David Rousset restera dans l’histoire comme un des premiers à avoir analysé et dénoncé le système concentrationnaire, dans toutes ses manifestations au cours du 20e siècle. Militant du Parti ouvrier internationaliste (POI), affilié à la Quatrième Internationale, il était un des responsables du travail antifasciste auprès de soldats de la Wermacht dans la France occupée. Arrêté en octobre 1943, torturé par la Gestapo, interné à Fresnes, il sera déporté à Buchenwald, et, par la suite, transporté à d’autres camps de concentration nazis.
Après la libération des camps en 1945, malade, affaibli, il revient en France, décidé à transmettre son expérience de l’enfer. Il écrira bientôt deux ouvrages qui marqueront les esprits et auront une large influence, y compris sur les travaux de Hannah Arendt : L’Univers concentrationnaire (1946) - Prix Renaudot - et Les Jours de notre mort (1947). S’il s’éloigne du trotskysme, il reste fidèle à une perspective socialiste non stalinienne, et participe, avec Jean-Paul Sartre et Gerard Rosenthal à la fondation, en 1948, du Rassemblement démocratique révolutionnaire (RDR), une tentative (éphémère) de créer une force de gauche non inféodée aux deux camps de la guerre froide.
La première partie de ce recueil contient plusieurs documents - dont certains inédits - de ces années de l’après-guerre, concernant son expérience des camps nazis, comme tentative radicale de négation de l’identité humaine. Une tentative qui n’a pas totalement réussi, puisqu’on trouve, dans le camp, des manifestations de résistance et de solidarité, et des déportés qui « ont maintes fois risqué leur vie, simplement parce qu’ils ne voulaient pas abandonner leur dignité, c’est-à-dire la notion qu’ils avaient de leur valeur d’homme ».

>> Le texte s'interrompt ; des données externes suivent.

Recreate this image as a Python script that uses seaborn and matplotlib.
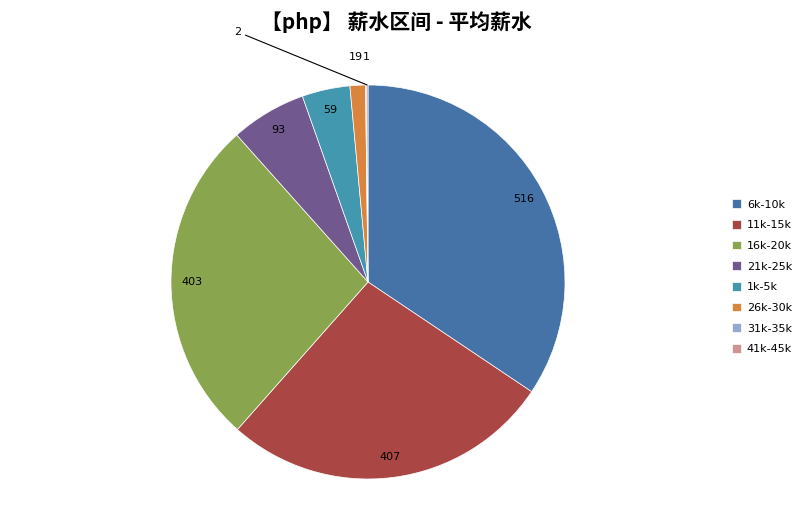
import numpy as np
import matplotlib
matplotlib.use("Agg")
import matplotlib.pyplot as plt
import seaborn as sns

categories = ["6k-10k", "11k-15k", "16k-20k", "21k-25k", "1k-5k", "26k-30k", "31k-35k", "41k-45k"]
values = [516, 407, 403, 93, 59, 19, 1, 2]
colors_hex = ["#4572A7", "#AA4643", "#89A54E", "#71588F", "#4198AF", "#DB843D", "#93A9CF", "#D19392"]
title = "【php】 薪水区间 - 平均薪水"

sns.set_style("white")
plt.rcParams['font.family'] = ['Noto Sans CJK SC', 'DejaVu Sans']
plt.rcParams['text.color'] = 'black'
palette = sns.color_palette(colors_hex)

W, H = 809, 521
fig = plt.figure(figsize=(W / 100, H / 100), dpi=100)
cx, cy, r = 368, 239, 197
ax = fig.add_axes([(cx - r) / W, (cy - r) / H, 2 * r / W, 2 * r / H])

wedges, _ = ax.pie(values, colors=palette, startangle=90, counterclock=False,
                   radius=1, wedgeprops=dict(edgecolor="white", linewidth=0.5))
ax.set_xlim(-1, 1)
ax.set_ylim(-1, 1)
ax.set_aspect("equal")
ax.axis("off")

for w, v in zip(wedges, values):
    ang = np.deg2rad((w.theta1 + w.theta2) / 2)
    x, y = np.cos(ang), np.sin(ang)
    if v >= 50:
        ax.text(0.895 * x, 0.895 * y, str(v), ha="center", va="center", fontsize=8,
                family="DejaVu Sans", color="black")
    elif v == 2:
        ax.annotate(str(v), xy=(x, y), xytext=(-0.645, 1.27), textcoords="data",
                    ha="right", va="center", fontsize=8, family="DejaVu Sans", color="black",
                    arrowprops=dict(arrowstyle="-", color="black", lw=0.8,
                                    shrinkA=1, shrinkB=0),
                    annotation_clip=False)
    elif v == 19:
        ax.text(x - 0.01, 1.14, str(v), ha="center", va="center", fontsize=8,
                family="DejaVu Sans", color="black", clip_on=False)
    else:
        ax.text(x + 0.0, 1.14, str(v), ha="center", va="center", fontsize=8,
                family="DejaVu Sans", color="black", clip_on=False)

fig.text(396 / W, 1 - 22 / H, title, ha="center", va="center", fontsize=15,
         fontweight="bold", color="black", family=['Noto Sans CJK SC', 'DejaVu Sans'])

leg = fig.legend(wedges, categories, loc="upper left", bbox_to_anchor=(728 / W, 1 - 195 / H),
                 frameon=False, handlelength=0.8, handleheight=0.8,
                 handletextpad=0.5, labelspacing=0.95, borderaxespad=0,
                 prop={"family": "DejaVu Sans", "size": 8})
for t in leg.get_texts():
    t.set_color("black")

fig.savefig("out.png", dpi=100, facecolor="white")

En novembre 1949 David Rousset va prendre une initiative courageuse qui suscitera un tollé et de violentes polémiques : la publication d’un appel à tous les anciens déportés des camps nazis afin de constituer une commission d’enquête sur les camps de travail en URSS... Comme le note à juste titre Gregory Cingal dans son introduction, il commit une erreur stratégique en publiant cet appel dans le Figaro littéraire, un hebdomadaire clairement situé à droite. Mais la polémique va porter sur le fond de l’affaire : les communistes (staliniens) vont le dénoncer comme « traître », « faussaire », « fauteur de guerre » , bref, « flic ». Le journaliste Pierre Daix va se fendre d’une brochure calomnieuse intitulée « Pourquoi M. Rousset a-ti-il inventé les camps soviétiques ? », publiée par les Lettres françaises, la revue fondée par Louis Aragon.
Rousset répondra en assignant les Lettres françaises pour diffamation ; au cours du procès (1950) qui aura un grand retentissement, plusieurs rescapés des camps soviétiques viendront témoigner dont Margarete Buber-Neumann, compagne du dirigeant communiste allemand Heinz Neumann, réfugié en URSS et assassiné par Staline – elle sera livrée à la Gestapo lors des années du pacte germano-soviétique – et El Campesino, un des principaux dirigeants communistes espagnols, refugié en URSS et envoyé au Goulag.
Les Lettres françaises seront condamnées par diffamation, mais le débat fut escamoté : la vérité sur le Goulag n’a pas éclaté à Paris...
Malgré l’opposition ou les réserves de la gauche intellectuelle - Jean-Paul Sartre, Albert Camus, Claude Bourdet, Robert Antelme -, des associations de déportés de plusieurs pays vont accepter la proposition de Rousset ; en 1950 sera fondée la Comission internationale contre le régime concentrationnaire (CICRC), qui va enquêter sur l’URSS et la Chine - des Livres blancs très sérieusement documentés sur les camps soviétiques et chinois seront publiés - mais aussi la Grèce, l’Espagne franquiste, etc. À propos du camp d’internement de l’île de Makronissos en Grèce, où furent internés après 1949 les communistes vaincus dans la guerre civile ; David Rousset pense qu’il s’agit d’un « camp de tortures » mais pas d’un camp de concentration : la distinction qui me semble bien douteuse ! Mais il se réjouit que les communistes victimes de la répression en Grèce et Espagne se sont adressées à la CICRC - si décriée par leurs camarades français lorsqu’elle s’est occupée des camps soviétiques...En 1958, après les révélations de Krouschtchov, il constate que le jugement de Bruxelles sur le Goulag se trouva « confirmé par les aveux des épigones de Staline ». Et voici sa conclusion : « La vérité est une. En certaines circonstances, la vérité impose qu’on se dresse contre sa classe, contre son parti, contre son Etat ».